(No.4, Vol.3, May 2013 Vietnam Heritage Magazine)

The silk production in Ma Chau Village in Duy Xuyen District of the Central province of Quang Nam, near the world heritage My Son Towers, started more than 400 years ago.
At 7 a.m., the sounds of machines can be heard from factories and households. The factory owners in the village say silk production stopped being profitable about ten years ago and most of the villagers began to make other kinds of cloth.
Over the past four years, the traditional trade has been growing again. The jobs of growing mulberry trees, growing silkworms, making silk threads and weaving are done by some members of Ma Chau Silk Cooperative.

Several jobs at the cooperative, like making silk threads and silk thread spinning are now still done by hand. Weaving is also done with semi-mechanical devices. When the weaving is completed, the processes of heating, dyeing and bleaching are all done by hand.
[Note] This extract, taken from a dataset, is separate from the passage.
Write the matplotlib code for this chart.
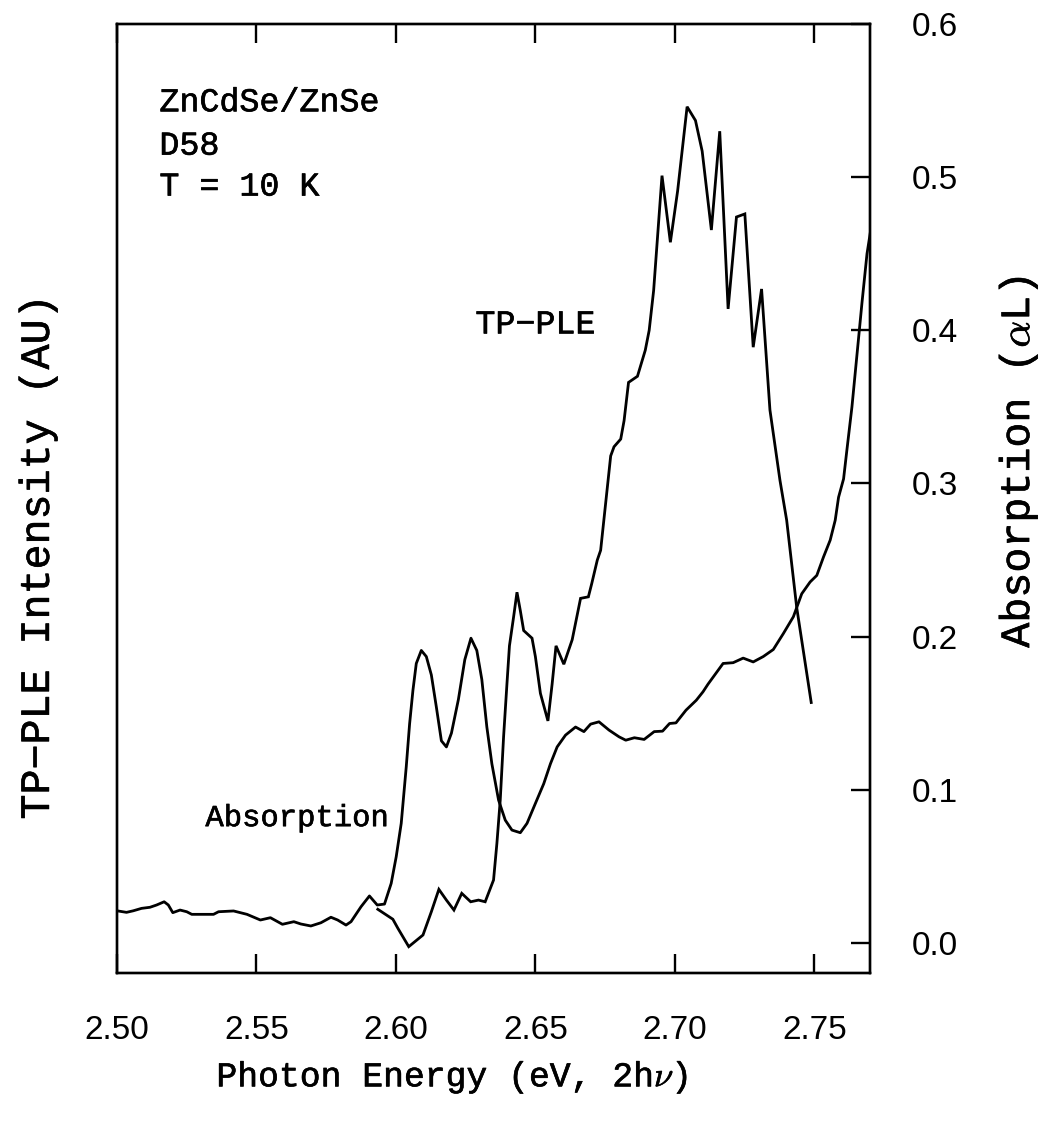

Ironing and drying are done with machines.
The cooperative is now making ten kinds of silk and more than two hundred designs. The 100% silk products can be traditional silk, taffeta silk or patterned silk.
Tran Thi Anh, one of the 16 members of Ma Chau Silk Cooperative said, ‘I and a few other members stayed with the cooperative and even put in some more money of our own to retain the traditional trade when the cooperative was on the verge of liquidation in late 2008, after more than 300 members withdrew from the cooperative.’
‘At one time, I went to Danang to get less than one kilo of silk. It was just a little, but we might as well make some metres of silk, and wait for a better chance,’ the cooperative manager Tran Huu Phuong said.
Phuong and the other members of the cooperative tried to find ways to improve their machines.
Japanese experts in a project that helped develop natural dyes for ethnic minority people in Tu An Village of An Khe District in Gia Lai Province in 2006, taught the Central Highland villagers how to dye cloth by using colorants made from plants instead of chemicals. Now, most of the silk made in Ma Chau is dyed with colorants made from plants, Tran Huu Nghia said.
Ma Chau silk has been made known to many people the past two years and it is popular because of the different kinds and models available, and because the products are 100 per cent silk. Phuong said his cooperative is trying their best to raise the finance to make enough products to supply for the two showrooms in Hoi An and Tam Ky Towns, opened by businesspeople in Hoi An and Ho Chi Minh City. The cooperative itself also has two showrooms–one in Ma Chau Village and the other in the My Son Towers area. There is still one big concern now-where to get land for growing mulberry trees.